## What is expected
Reproduce exactly, with no pictures, each line from the opening of the material down through the line containing "const MINOR = 1.4;".
········
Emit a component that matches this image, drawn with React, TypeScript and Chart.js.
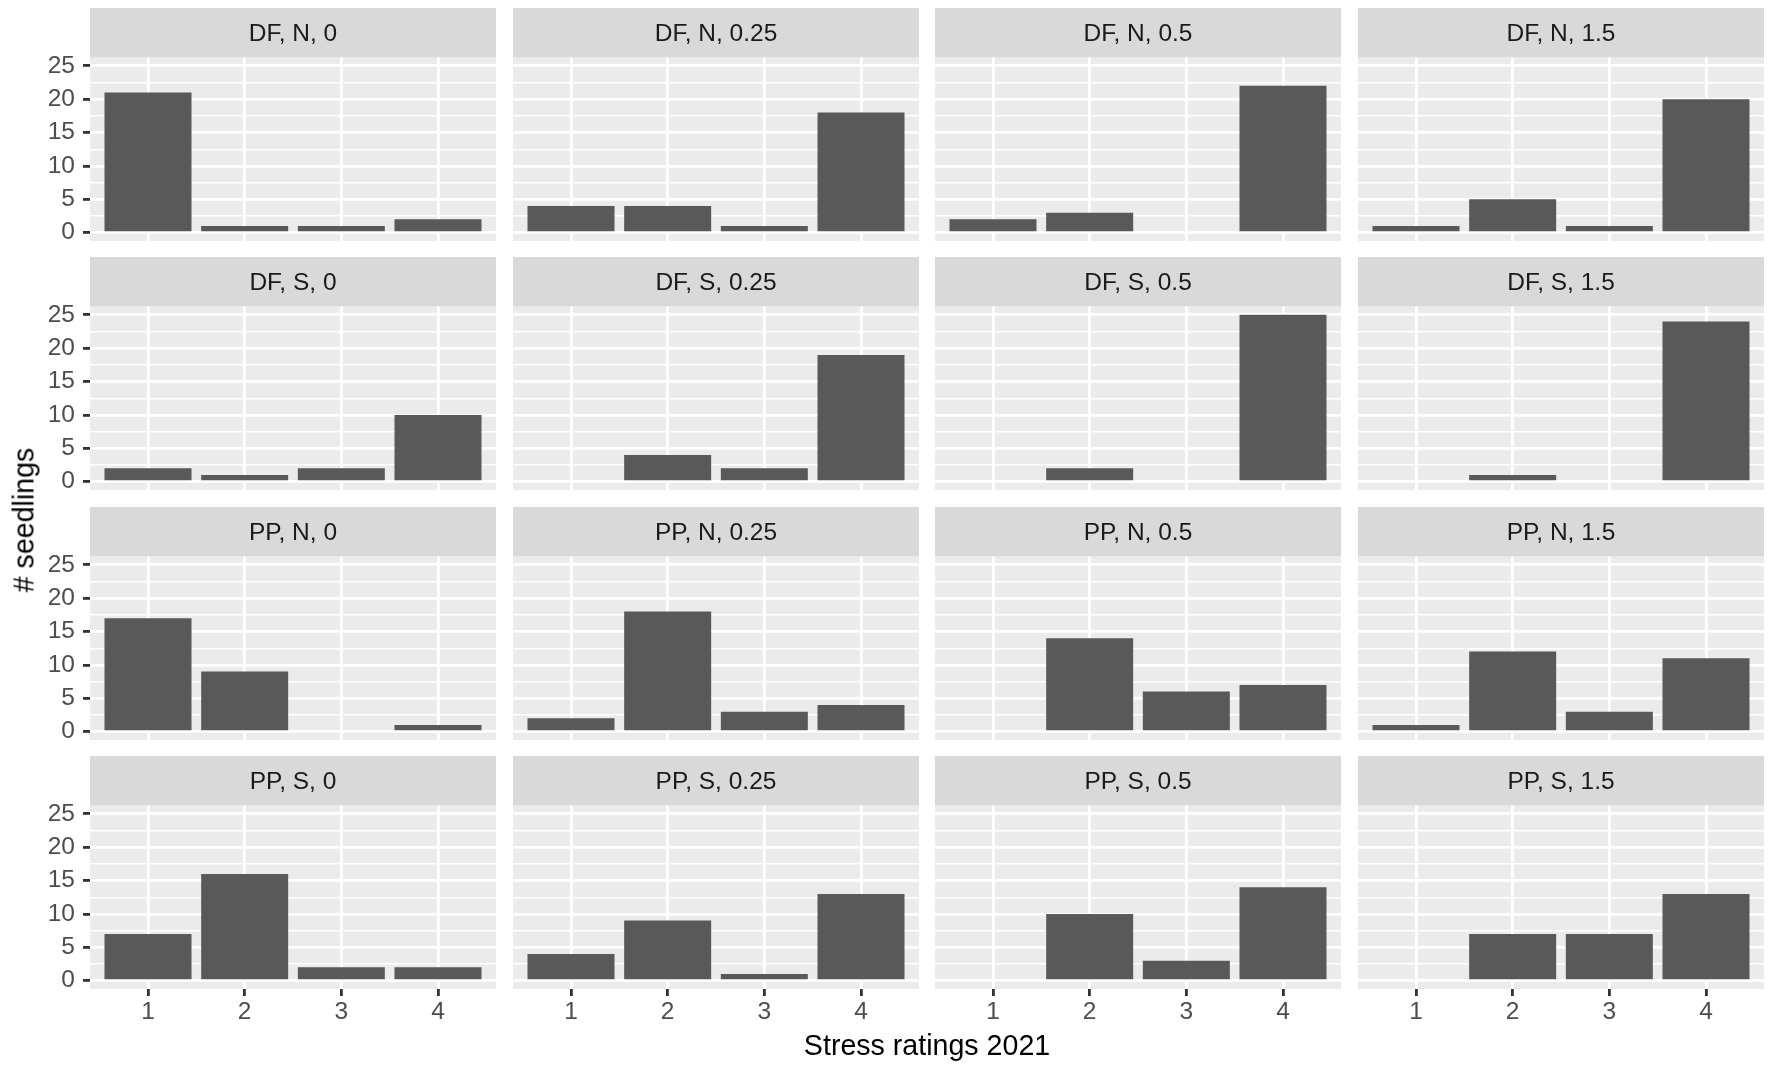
import { useEffect, useRef } from 'react';
import { Chart, registerables } from 'chart.js';

Chart.register(...registerables);

// ---- data ----
const RATINGS = [1, 2, 3, 4];
const SPECIES_SITE = ['DF, N', 'DF, S', 'PP, N', 'PP, S'];
const DOSES = ['0', '0.25', '0.5', '1.5'];
const Y_TICKS = [0, 5, 10, 15, 20, 25];
const Y_MINOR = [2.5, 7.5, 12.5, 17.5, 22.5];

// seedling counts per stress rating 1..4 (null = no bar)
const DF_N_0 = [21, 1, 1, 2];
const DF_N_025 = [4, 4, 1, 18];
const DF_N_05 = [2, 3, null, 22];
const DF_N_15 = [1, 5, 1, 20];
const DF_S_0 = [2, 1, 2, 10];
const DF_S_025 = [null, 4, 2, 19];
const DF_S_05 = [null, 2, null, 25];
const DF_S_15 = [null, 1, null, 24];
const PP_N_0 = [17, 9, null, 1];
const PP_N_025 = [2, 18, 3, 4];
const PP_N_05 = [null, 14, 6, 7];
const PP_N_15 = [1, 12, 3, 11];
const PP_S_0 = [7, 16, 2, 2];
const PP_S_025 = [4, 9, 1, 13];
const PP_S_05 = [null, 10, 3, 14];
const PP_S_15 = [null, 7, 7, 13];

const COUNTS: (number | null)[][][] = [
  [DF_N_0, DF_N_025, DF_N_05, DF_N_15],
  [DF_S_0, DF_S_025, DF_S_05, DF_S_15],
  [PP_N_0, PP_N_025, PP_N_05, PP_N_15],
  [PP_S_0, PP_S_025, PP_S_05, PP_S_15],
];

// ---- look ----
const FONT = '"Liberation Sans", Arial, Helvetica, sans-serif';
const TEXT_SIZE = 24.5;
const TITLE_SIZE = 28.6;
const PANEL_X0 = 90;
const PANEL_W = 406;
const PANEL_GAP = 16.7;
const ROW_Y0 = 7.5;
const ROW_PITCH = 249.5;
const STRIP_H = 49.5;
const PANEL_H = 183.5;
const AXIS_W = 90;
const AXIS_H = 50;
const MAJOR = 2.8;
const MINOR = 1.4;

const panelPlugin = {
  id: 'ggPanel',
  beforeDraw(chart: any, _args: any, opts: any) {
    const { ctx, chartArea } = chart;
    ctx.save();
    ctx.fillStyle = '#EBEBEB';
    ctx.fillRect(chartArea.left, chartArea.top, chartArea.right - chartArea.left, chartArea.bottom - chartArea.top);
    ctx.fillStyle = '#D9D9D9';
    ctx.fillRect(chartArea.left, 0, chartArea.right - chartArea.left, chartArea.top);
    ctx.fillStyle = '#1A1A1A';
    ctx.font = `${TEXT_SIZE}px ${FONT}`;
    ctx.textAlign = 'center';
    ctx.textBaseline = 'middle';
    ctx.fillText(opts.text, (chartArea.left + chartArea.right) / 2, chartArea.top / 2 + 1.5);
    ctx.restore();
  },
};

interface FacetProps {
  row: number;
  col: number;
}

function Facet({ row, col }: FacetProps) {
  const canvasRef = useRef<HTMLCanvasElement>(null);
  const showY = col === 0;
  const showX = row === SPECIES_SITE.length - 1;

  useEffect(() => {
    if (!canvasRef.current) return;
    const values = COUNTS[row][col];
    const label = `${SPECIES_SITE[row]}, ${DOSES[col]}`;

    const chart = new Chart(canvasRef.current, {
      type: 'bar',
      data: {
        datasets: [
          {
            data: RATINGS.map((r, i) => ({ x: r, y: values[i] })) as any,
            backgroundColor: '#595959',
            borderWidth: 0,
            barPercentage: 0.9,
            categoryPercentage: 1,
          },
        ],
      },
      options: {
        animation: false,
        responsive: true,
        maintainAspectRatio: false,
        layout: { padding: { top: STRIP_H, left: 0, right: 0, bottom: 0 } },
        plugins: {
          legend: { display: false },
          tooltip: { enabled: false },
          ggPanel: { text: label },
        } as any,
        scales: {
          x: {
            type: 'linear',
            min: 0.4,
            max: 4.6,
            offset: false,
            afterBuildTicks: (s: any) => {
              s.ticks = RATINGS.map((v) => ({ value: v }));
            },
            afterFit: (s: any) => {
              s.height = showX ? AXIS_H : 0;
              s.paddingLeft = 0;
              s.paddingRight = 0;
            },
            border: { display: false },
            grid: {
              offset: false,
              color: '#FFFFFF',
              lineWidth: MAJOR,
              drawTicks: showX,
              tickLength: 7,
              tickColor: '#333333',
              tickWidth: MAJOR,
            },
            ticks: {
              display: showX,
              autoSkip: false,
              maxRotation: 0,
              padding: 2,
              color: '#4D4D4D',
              font: { family: FONT, size: TEXT_SIZE },
              callback: (v: any) => String(v),
            },
          },
          y: {
            type: 'linear',
            min: -1.25,
            max: 26.25,
            afterBuildTicks: (s: any) => {
              s.ticks = [...Y_TICKS, ...Y_MINOR].sort((a, b) => a - b).map((v) => ({ value: v }));
            },
            afterFit: (s: any) => {
              s.width = showY ? AXIS_W : 0;
              s.paddingTop = 0;
              s.paddingBottom = 0;
            },
            border: { display: false },
            grid: {
              offset: false,
              color: '#FFFFFF',
              lineWidth: (c: any) => (Y_TICKS.includes(c.tick?.value) ? MAJOR : MINOR),
              drawTicks: showY,
              tickLength: 7,
              tickColor: (c: any) => (Y_TICKS.includes(c.tick?.value) ? '#333333' : 'rgba(0,0,0,0)'),
              tickWidth: (c: any) => (Y_TICKS.includes(c.tick?.value) ? MAJOR : 0),
            },
            ticks: {
              display: showY,
              autoSkip: false,
              padding: 8,
              color: '#4D4D4D',
              font: { family: FONT, size: TEXT_SIZE },
              callback: (v: any) => (Y_TICKS.includes(Number(v)) ? String(v) : ''),
            },
          },
        },
      },
      plugins: [panelPlugin],
    });

    return () => {
      chart.destroy();
    };
  }, [row, col, showX, showY]);

  const left = PANEL_X0 + col * (PANEL_W + PANEL_GAP) - (showY ? AXIS_W : 0);
  const top = ROW_Y0 + row * ROW_PITCH;
  const width = PANEL_W + (showY ? AXIS_W : 0);
  const height = STRIP_H + PANEL_H + (showX ? AXIS_H : 0);

  return (
    <div style={{ position: 'absolute', left, top, width, height }}>
      <canvas ref={canvasRef}></canvas>
    </div>
  );
}

export default function App() {
  const panelsRight = PANEL_X0 + 4 * PANEL_W + 3 * PANEL_GAP;
  return (
    <div
      style={{
        position: 'absolute',
        left: 0,
        top: 0,
        width: 1772,
        height: 1072,
        background: '#FFFFFF',
        fontFamily: FONT,
        overflow: 'hidden',
      }}
    >
      {SPECIES_SITE.map((_, r) =>
        DOSES.map((_, c) => <Facet key={`${r}-${c}`} row={r} col={c} />)
      )}
      <div
        style={{
          position: 'absolute',
          left: 24,
          top: 520,
          transform: 'translate(-50%, -50%) rotate(-90deg)',
          whiteSpace: 'nowrap',
          fontSize: TITLE_SIZE,
          color: '#000000',
        }}
      >
        # seedlings
      </div>
      <div
        style={{
          position: 'absolute',
          left: (PANEL_X0 + panelsRight) / 2,
          top: 1045,
          transform: 'translate(-50%, -50%)',
          whiteSpace: 'nowrap',
          fontSize: TITLE_SIZE,
          color: '#000000',
        }}
      >
        Stress ratings 2021
      </div>
    </div>
  );
}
········
## Result for this task
Emit a component that matches this image, drawn with React, TypeScript and Chart.js.
import { useEffect, useRef } from 'react';
import { Chart, registerables } from 'chart.js';

Chart.register(...registerables);

// ---- data ----
const RATINGS = [1, 2, 3, 4];
const SPECIES_SITE = ['DF, N', 'DF, S', 'PP, N', 'PP, S'];
const DOSES = ['0', '0.25', '0.5', '1.5'];
const Y_TICKS = [0, 5, 10, 15, 20, 25];
const Y_MINOR = [2.5, 7.5, 12.5, 17.5, 22.5];

// seedling counts per stress rating 1..4 (null = no bar)
const DF_N_0 = [21, 1, 1, 2];
const DF_N_025 = [4, 4, 1, 18];
const DF_N_05 = [2, 3, null, 22];
const DF_N_15 = [1, 5, 1, 20];
const DF_S_0 = [2, 1, 2, 10];
const DF_S_025 = [null, 4, 2, 19];
const DF_S_05 = [null, 2, null, 25];
const DF_S_15 = [null, 1, null, 24];
const PP_N_0 = [17, 9, null, 1];
const PP_N_025 = [2, 18, 3, 4];
const PP_N_05 = [null, 14, 6, 7];
const PP_N_15 = [1, 12, 3, 11];
const PP_S_0 = [7, 16, 2, 2];
const PP_S_025 = [4, 9, 1, 13];
const PP_S_05 = [null, 10, 3, 14];
const PP_S_15 = [null, 7, 7, 13];

const COUNTS: (number | null)[][][] = [
  [DF_N_0, DF_N_025, DF_N_05, DF_N_15],
  [DF_S_0, DF_S_025, DF_S_05, DF_S_15],
  [PP_N_0, PP_N_025, PP_N_05, PP_N_15],
  [PP_S_0, PP_S_025, PP_S_05, PP_S_15],
];

// ---- look ----
const FONT = '"Liberation Sans", Arial, Helvetica, sans-serif';
const TEXT_SIZE = 24.5;
const TITLE_SIZE = 28.6;
const PANEL_X0 = 90;
const PANEL_W = 406;
const PANEL_GAP = 16.7;
const ROW_Y0 = 7.5;
const ROW_PITCH = 249.5;
const STRIP_H = 49.5;
const PANEL_H = 183.5;
const AXIS_W = 90;
const AXIS_H = 50;
const MAJOR = 2.8;
const MINOR = 1.4;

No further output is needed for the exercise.